Human Rights First released a new report detailing the severe crackdown on peaceful dissent and nongovernmental organizations in Egypt under the Sisi government. In the report the organization urges Secretary of State Rex Tillerson to withhold military aid to Egypt until it meets human rights conditions, and comes as Congress reviews its military aid package to Egypt in the FY 2018 appropriation. “How to Protect Civil Society and Promote Stability in Egypt” draws on dozens of interviews conducted in July with Egyptian human rights defenders, civil society activists, foreign diplomats, and others.

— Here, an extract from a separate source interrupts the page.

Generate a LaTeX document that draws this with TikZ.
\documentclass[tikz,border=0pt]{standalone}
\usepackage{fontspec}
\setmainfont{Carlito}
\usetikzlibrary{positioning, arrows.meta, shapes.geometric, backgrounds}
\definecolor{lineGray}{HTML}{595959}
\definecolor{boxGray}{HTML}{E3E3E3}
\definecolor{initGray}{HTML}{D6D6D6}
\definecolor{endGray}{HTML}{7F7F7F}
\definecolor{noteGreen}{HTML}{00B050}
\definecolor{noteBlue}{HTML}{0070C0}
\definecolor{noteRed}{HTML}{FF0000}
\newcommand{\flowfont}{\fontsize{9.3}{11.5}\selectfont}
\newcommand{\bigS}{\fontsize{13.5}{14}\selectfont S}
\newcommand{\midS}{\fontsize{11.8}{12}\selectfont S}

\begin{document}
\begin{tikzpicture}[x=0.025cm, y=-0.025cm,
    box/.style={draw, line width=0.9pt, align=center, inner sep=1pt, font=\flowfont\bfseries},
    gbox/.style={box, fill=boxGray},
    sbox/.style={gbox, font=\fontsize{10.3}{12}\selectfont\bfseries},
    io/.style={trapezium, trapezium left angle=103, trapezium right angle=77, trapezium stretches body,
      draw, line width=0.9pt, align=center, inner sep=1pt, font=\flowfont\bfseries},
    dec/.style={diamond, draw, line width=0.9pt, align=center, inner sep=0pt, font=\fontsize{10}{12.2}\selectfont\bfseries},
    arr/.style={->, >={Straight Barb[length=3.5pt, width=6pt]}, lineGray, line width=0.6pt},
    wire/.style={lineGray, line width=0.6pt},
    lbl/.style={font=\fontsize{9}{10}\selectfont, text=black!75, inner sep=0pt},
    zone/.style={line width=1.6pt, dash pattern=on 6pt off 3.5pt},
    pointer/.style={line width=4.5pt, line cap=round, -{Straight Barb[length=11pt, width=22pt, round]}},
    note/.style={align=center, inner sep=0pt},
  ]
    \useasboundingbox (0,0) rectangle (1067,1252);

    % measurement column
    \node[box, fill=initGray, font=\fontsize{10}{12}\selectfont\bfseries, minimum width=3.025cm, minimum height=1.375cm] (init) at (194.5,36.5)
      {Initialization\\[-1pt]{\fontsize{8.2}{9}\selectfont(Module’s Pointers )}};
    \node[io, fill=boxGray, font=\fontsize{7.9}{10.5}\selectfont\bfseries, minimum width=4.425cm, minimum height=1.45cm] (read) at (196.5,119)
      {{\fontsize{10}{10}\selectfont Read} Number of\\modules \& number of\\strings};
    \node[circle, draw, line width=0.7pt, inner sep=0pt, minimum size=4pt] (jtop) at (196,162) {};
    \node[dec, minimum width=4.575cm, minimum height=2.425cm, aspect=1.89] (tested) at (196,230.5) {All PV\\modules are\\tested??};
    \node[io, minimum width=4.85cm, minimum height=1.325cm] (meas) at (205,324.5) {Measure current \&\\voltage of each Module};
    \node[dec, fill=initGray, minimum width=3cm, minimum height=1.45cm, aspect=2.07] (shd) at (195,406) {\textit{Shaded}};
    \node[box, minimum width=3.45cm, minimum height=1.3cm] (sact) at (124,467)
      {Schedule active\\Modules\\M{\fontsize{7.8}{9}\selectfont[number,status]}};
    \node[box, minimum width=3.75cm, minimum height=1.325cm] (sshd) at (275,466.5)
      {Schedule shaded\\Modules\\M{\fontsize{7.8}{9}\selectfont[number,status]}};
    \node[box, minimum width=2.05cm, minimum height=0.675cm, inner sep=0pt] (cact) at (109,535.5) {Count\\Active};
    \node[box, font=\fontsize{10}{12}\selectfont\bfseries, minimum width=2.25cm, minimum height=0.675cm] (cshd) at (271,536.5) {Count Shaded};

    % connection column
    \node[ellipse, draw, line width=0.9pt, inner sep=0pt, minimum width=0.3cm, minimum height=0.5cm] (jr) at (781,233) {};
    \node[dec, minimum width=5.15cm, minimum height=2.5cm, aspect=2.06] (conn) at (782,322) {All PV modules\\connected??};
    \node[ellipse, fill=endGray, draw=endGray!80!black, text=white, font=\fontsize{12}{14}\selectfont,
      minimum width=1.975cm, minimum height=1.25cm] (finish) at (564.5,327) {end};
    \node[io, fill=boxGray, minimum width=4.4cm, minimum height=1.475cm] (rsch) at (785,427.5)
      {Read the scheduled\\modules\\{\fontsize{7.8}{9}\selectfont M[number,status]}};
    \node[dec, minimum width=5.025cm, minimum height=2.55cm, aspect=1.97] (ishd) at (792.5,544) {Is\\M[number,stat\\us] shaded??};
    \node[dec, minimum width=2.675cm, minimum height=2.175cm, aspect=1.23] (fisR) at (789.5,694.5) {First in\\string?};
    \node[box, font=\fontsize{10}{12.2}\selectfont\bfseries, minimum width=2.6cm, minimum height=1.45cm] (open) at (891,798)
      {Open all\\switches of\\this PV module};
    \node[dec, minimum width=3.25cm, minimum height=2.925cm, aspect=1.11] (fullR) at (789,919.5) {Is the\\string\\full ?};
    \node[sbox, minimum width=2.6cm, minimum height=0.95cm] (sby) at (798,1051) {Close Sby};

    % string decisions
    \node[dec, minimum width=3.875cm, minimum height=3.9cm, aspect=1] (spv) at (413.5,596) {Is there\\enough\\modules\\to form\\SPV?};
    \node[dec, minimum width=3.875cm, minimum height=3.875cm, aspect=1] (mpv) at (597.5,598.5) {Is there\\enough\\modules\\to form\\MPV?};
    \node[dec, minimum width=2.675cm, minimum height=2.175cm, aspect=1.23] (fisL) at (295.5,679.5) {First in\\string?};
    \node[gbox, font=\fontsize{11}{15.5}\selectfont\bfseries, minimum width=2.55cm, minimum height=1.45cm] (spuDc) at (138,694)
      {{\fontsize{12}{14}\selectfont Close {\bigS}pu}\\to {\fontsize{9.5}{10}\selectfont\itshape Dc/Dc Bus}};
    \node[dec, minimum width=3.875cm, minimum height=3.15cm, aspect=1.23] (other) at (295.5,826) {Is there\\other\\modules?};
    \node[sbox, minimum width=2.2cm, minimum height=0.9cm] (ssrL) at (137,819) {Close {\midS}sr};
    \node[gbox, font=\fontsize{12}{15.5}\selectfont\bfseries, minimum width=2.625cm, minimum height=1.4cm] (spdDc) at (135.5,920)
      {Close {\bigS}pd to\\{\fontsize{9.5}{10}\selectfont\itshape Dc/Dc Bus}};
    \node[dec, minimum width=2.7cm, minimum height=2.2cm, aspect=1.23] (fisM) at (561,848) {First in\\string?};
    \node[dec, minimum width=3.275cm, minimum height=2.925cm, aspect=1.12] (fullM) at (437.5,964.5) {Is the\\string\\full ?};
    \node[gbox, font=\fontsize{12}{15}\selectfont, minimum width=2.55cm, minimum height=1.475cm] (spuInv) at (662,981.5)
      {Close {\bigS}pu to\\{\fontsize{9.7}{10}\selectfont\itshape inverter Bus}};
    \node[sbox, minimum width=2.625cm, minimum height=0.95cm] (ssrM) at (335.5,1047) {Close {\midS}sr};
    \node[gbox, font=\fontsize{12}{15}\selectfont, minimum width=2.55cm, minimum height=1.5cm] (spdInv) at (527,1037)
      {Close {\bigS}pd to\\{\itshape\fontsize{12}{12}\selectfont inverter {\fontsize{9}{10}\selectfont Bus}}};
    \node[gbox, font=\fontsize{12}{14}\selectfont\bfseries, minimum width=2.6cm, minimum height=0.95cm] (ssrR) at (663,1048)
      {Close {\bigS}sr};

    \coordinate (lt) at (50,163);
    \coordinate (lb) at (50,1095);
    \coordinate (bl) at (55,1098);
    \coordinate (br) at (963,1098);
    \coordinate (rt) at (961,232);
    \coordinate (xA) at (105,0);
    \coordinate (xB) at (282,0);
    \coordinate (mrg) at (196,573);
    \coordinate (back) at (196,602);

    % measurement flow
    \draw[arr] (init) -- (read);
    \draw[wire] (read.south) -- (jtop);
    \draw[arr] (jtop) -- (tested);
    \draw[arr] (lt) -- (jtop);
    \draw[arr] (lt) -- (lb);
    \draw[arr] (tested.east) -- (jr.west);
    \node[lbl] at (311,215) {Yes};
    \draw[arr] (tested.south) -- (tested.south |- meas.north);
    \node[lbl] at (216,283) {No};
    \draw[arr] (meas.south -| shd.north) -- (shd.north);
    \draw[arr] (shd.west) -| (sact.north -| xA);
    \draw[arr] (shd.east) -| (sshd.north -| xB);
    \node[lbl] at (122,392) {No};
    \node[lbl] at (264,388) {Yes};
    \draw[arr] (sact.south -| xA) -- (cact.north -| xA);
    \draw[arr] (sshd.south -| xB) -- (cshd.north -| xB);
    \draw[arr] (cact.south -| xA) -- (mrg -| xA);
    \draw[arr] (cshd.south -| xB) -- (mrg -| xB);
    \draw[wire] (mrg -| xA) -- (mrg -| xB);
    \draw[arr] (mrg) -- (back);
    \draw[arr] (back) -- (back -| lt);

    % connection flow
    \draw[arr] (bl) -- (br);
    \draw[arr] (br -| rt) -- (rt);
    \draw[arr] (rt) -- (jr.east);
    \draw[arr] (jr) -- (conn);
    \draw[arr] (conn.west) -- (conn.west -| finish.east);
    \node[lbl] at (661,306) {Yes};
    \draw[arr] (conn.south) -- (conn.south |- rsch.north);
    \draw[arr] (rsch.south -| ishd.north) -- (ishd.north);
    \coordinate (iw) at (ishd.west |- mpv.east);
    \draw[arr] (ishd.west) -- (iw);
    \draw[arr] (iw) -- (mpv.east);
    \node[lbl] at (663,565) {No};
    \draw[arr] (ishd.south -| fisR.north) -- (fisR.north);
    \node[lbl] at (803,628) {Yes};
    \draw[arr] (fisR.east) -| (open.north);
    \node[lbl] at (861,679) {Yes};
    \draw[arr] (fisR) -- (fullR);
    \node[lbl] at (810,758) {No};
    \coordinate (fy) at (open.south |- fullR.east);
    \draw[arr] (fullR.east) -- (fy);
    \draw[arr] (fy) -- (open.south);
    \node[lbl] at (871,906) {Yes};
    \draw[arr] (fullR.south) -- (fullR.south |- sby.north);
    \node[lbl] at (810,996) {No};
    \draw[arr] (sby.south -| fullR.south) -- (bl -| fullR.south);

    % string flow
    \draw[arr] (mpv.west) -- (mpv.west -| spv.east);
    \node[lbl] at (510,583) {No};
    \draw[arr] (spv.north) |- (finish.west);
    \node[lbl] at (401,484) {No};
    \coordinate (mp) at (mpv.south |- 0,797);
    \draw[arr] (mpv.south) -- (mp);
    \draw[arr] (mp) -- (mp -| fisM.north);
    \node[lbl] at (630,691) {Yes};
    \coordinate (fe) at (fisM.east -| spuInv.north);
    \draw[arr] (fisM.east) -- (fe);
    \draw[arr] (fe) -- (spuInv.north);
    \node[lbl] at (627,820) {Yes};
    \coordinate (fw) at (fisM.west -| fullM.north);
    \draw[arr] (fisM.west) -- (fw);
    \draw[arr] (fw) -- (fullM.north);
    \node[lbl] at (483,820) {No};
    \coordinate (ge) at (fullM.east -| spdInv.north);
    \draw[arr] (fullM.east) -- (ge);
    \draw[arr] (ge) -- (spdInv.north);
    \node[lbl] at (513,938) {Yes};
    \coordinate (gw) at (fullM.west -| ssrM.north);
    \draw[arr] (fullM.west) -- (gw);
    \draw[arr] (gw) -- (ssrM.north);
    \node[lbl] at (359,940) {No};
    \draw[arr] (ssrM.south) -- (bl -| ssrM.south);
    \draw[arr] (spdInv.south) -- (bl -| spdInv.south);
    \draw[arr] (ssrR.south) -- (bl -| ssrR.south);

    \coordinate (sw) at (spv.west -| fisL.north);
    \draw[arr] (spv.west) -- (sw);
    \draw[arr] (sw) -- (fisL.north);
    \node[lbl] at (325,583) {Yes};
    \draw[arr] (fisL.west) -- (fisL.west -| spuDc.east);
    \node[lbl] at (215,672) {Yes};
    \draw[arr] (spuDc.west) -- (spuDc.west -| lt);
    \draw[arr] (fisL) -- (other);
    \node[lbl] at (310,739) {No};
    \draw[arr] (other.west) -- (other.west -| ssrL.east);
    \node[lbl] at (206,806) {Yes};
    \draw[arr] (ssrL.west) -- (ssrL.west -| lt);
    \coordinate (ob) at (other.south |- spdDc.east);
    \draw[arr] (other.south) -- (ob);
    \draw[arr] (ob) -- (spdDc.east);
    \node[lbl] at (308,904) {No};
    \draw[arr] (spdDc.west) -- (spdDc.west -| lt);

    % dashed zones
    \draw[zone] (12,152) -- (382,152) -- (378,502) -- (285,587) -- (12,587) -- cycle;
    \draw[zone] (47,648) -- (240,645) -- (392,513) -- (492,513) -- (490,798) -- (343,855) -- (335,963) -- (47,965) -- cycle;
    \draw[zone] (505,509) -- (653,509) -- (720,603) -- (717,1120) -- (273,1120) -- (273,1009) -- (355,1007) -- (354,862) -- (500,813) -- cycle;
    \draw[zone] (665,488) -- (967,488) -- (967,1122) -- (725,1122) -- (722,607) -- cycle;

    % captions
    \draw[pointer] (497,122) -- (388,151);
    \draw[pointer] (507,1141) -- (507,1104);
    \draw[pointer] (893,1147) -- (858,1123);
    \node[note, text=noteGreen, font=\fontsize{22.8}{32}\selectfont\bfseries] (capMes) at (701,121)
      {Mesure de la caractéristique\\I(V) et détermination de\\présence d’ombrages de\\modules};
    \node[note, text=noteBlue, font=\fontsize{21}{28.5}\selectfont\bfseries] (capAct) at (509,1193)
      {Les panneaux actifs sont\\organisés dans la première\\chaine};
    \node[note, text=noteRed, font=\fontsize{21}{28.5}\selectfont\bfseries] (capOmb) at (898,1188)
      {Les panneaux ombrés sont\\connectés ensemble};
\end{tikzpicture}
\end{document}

“As long as Egyptian authorities suppress peaceful dissent, they are part of the problem of growing instability, not part of the solution,” said the report’s author, Human Rights First’s Brian Dooley. “Enforced disappearances, torture and mass jailing fuel extremism. The U.S. government needs to persuade its allies in Cairo to get off this dangerous path fast. Friends don’t let friends foster terrorism.”
Since President Sisi seized power in a popular coup in 2013, his government has targeted peaceful critics, religious minorities, human rights defenders, and nongovernmental organizations. President Sisi recently ratified a draconian law restricting the work of NGOs, essentially making it a crime to advocate for human rights and development.
Egypt has sided with Bahrain, Saudi Arabia, and the United Arab Emirates against Qatar in the ongoing diplomatic crisis seizing the Gulf region, further complicating the Trump Administration’s relationship with Egyptian government.
Human Rights First’s research trip was a rare occurrence, as the Egyptian government has for the last three years routinely denied international human rights organizations access to the country.
The report offers specific recommendations for the Trump Administration and Congress to protect civil society and religious freedom in Egypt, and to fight extremism, including:
- The State Department should withhold the 15 percent of Foreign Military Funding (FMF) authorized under the FY2016 appropriation act until the Egyptian government introduces extensive human rights reform, including dropping charges in Case 173 (the “foreign funding” case) and halting the implementation of its new anti-NGO law until it is revised to comply with Egypt’s international human rights obligations.
- Urge the elimination of discrimination against religious minorities, and the amendment of the new law on church building.
- Publicly call on the Egyptian government to stop attacks on NGOs and activists, including through state media outlets.
- Congress should consider increasing the percentage of FMF funding tied to human rights conditions in FY 2018 appropriations legislation, and not include a national security waiver that can be used to override the withholding of aid.
- Review the entire aid relationship with Egypt to better address the security and other needs of Egypt and to better serve American interests, and prohibit a reinstatement of cash-flow financing.